→ Aim of the exercise
Output the material exactly, but drop every image it holds.

Charts and diagrams as code
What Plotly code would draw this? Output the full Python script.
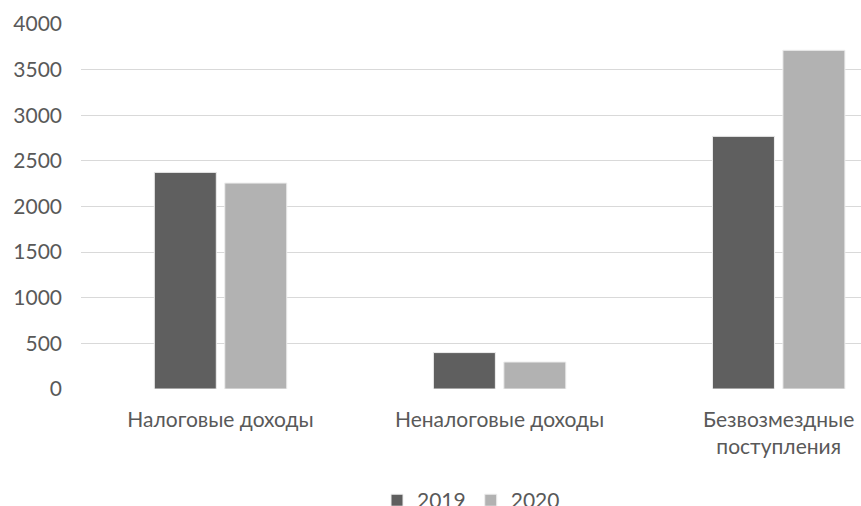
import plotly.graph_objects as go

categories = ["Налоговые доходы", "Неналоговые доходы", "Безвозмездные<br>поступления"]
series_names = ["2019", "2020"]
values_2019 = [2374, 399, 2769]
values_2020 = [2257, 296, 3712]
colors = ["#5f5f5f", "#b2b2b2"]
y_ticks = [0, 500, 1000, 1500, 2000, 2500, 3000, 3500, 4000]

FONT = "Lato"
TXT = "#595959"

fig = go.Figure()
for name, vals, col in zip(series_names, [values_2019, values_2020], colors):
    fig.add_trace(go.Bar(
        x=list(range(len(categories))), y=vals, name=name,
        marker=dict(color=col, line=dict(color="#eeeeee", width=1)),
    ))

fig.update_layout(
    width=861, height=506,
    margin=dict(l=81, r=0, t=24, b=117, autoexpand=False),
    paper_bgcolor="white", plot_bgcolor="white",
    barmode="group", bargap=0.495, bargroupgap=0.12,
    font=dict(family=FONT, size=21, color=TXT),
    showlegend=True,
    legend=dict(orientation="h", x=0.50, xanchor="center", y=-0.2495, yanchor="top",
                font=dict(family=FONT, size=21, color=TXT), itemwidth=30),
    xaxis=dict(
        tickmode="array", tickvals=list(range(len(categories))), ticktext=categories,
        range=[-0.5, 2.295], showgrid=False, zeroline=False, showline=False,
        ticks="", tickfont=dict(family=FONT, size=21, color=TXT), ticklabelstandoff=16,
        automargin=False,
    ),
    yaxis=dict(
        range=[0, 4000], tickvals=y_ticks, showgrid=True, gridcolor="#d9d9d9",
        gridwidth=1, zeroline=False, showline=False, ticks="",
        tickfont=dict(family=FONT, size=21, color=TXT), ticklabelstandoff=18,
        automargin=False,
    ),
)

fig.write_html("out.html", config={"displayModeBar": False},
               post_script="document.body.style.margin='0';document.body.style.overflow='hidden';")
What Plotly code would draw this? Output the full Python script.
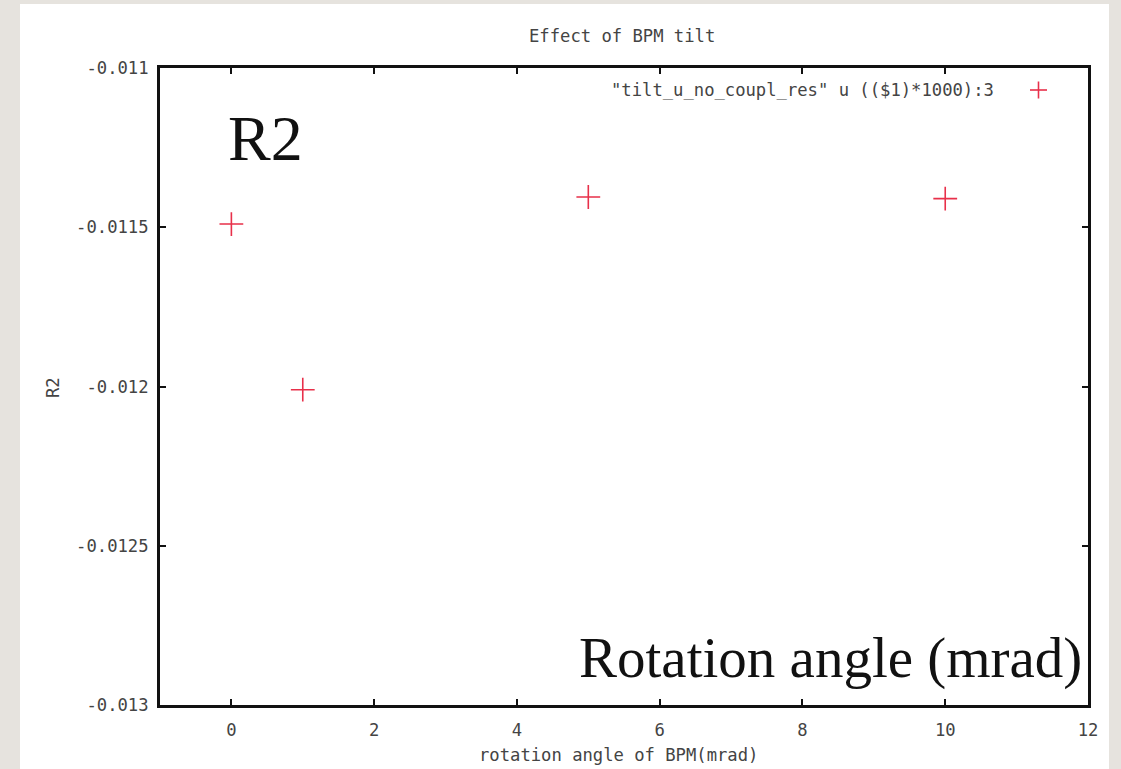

→ Solved problem
What Plotly code would draw this? Output the full Python script.
import plotly.graph_objects as go

categories = ["Налоговые доходы", "Неналоговые доходы", "Безвозмездные<br>поступления"]
series_names = ["2019", "2020"]
values_2019 = [2374, 399, 2769]
values_2020 = [2257, 296, 3712]
colors = ["#5f5f5f", "#b2b2b2"]
y_ticks = [0, 500, 1000, 1500, 2000, 2500, 3000, 3500, 4000]

FONT = "Lato"
TXT = "#595959"

fig = go.Figure()
for name, vals, col in zip(series_names, [values_2019, values_2020], colors):
    fig.add_trace(go.Bar(
        x=list(range(len(categories))), y=vals, name=name,
        marker=dict(color=col, line=dict(color="#eeeeee", width=1)),
    ))

fig.update_layout(
    width=861, height=506,
    margin=dict(l=81, r=0, t=24, b=117, autoexpand=False),
    paper_bgcolor="white", plot_bgcolor="white",
    barmode="group", bargap=0.495, bargroupgap=0.12,
    font=dict(family=FONT, size=21, color=TXT),
    showlegend=True,
    legend=dict(orientation="h", x=0.50, xanchor="center", y=-0.2495, yanchor="top",
                font=dict(family=FONT, size=21, color=TXT), itemwidth=30),
    xaxis=dict(
        tickmode="array", tickvals=list(range(len(categories))), ticktext=categories,
        range=[-0.5, 2.295], showgrid=False, zeroline=False, showline=False,
        ticks="", tickfont=dict(family=FONT, size=21, color=TXT), ticklabelstandoff=16,
        automargin=False,
    ),
    yaxis=dict(
        range=[0, 4000], tickvals=y_ticks, showgrid=True, gridcolor="#d9d9d9",
        gridwidth=1, zeroline=False, showline=False, ticks="",
        tickfont=dict(family=FONT, size=21, color=TXT), ticklabelstandoff=18,
        automargin=False,
    ),
)

fig.write_html("out.html", config={"displayModeBar": False},
               post_script="document.body.style.margin='0';document.body.style.overflow='hidden';")
What Plotly code would draw this? Output the full Python script.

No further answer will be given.